I like em.  I've gotta say - I couldn't help but wonder how many knives you could get out of that saw you've got hanging. :Tongue Smilie:   .....but lately I find myself doing that with a lot of things I see. :Innocent:

----------


## 2dumb2kwit

Very nice, SG.

 I looked at some, that a guy had at a gun-show this weekend. He had 8 or 10 of them, along with a pile of other "stuff". I stopped at his tables a couple of times, but he was always talking to someone, about who knows what. I couldn't get his attention, to ask about price, so I took that as a sign, and left. LOL. :Innocent:

----------


## Stargazer

Crash, I bet you could get quite a few from that saw.But then getting it passed the wife could be more trouble that its worth. Did you fix my typo? If so thanks.Some times the N key does not work.

2d, Check out W.T. Kirkman at www.lanternnet.com ,they are a great source for Kerosene lantern info.They also reproduce the Dietz lanterns.Last time I checked they were reasonably priced.

----------


## Pal334

That is an excellent site Stargazer, will have me drooling for some time  :Smile:

----------


## finallyME

I need to get me some of them wall hanger things.  I would have to take my wife for approval.  :Blushing:

----------


## Rick

You might want to make certain Lowes will approve of her before you take her. No sense in unnecessary embarrassment.

----------


## Stargazer

FM, I got lucky on that one.Only took two trips to get the right ones.Who would have thunk that the wife did not like the more expensive fancy one I had picked out first.

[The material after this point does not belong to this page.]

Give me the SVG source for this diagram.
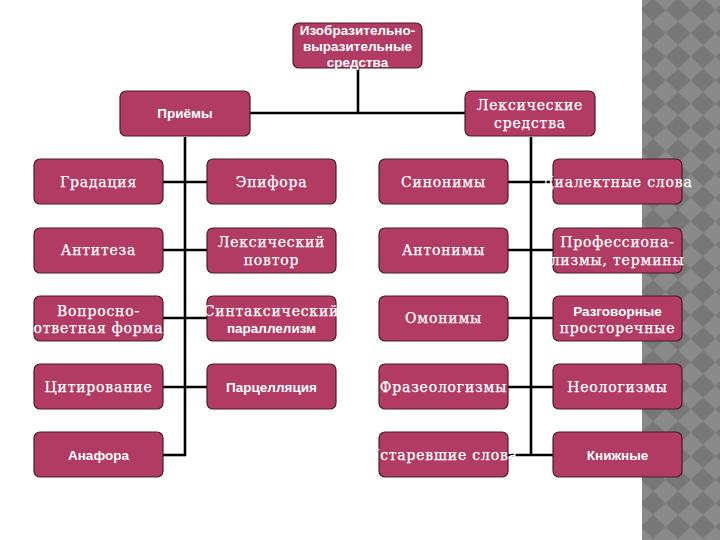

I have put up the plant hangers in a few rooms so far.I figure if we loose power I can just hang a lantern(cursing the damn N key) where I need the light.And it keeps them out of reach of the kids and dog.The walls do look a bit funny with just a hook up and nothing on it for now.

----------


## Stargazer

I hope these pics help when looking for the hooks.

----------


## finallyME

> FM, I got lucky on that one.Only took two trips to get the right ones.Who would have thunk that the wife did not like the more expensive fancy one I had picked out first.
> 
> I have put up the plant hangers in a few rooms so far.I figure if we loose power I can just hang a lantern(cursing the damn N key) where I need the light.And it keeps them out of reach of the kids and dog.The walls do look a bit funny with just a hook up and nothing on it for now.



Well, my wife would probably hang a plant on it, until we needed it for light.  :Rockon:

----------


## Stargazer

I would hang plants too, but plants and I do not get along too well.But I can take care of dirt in a pot real well.

----------


## cowgirlup

Nice!  I picked up one in the "free" section of our town recycling center last month.  Looks like it just needs a good cleaning.  I was psyched to find it.
love the plant hanger idea too!!!

----------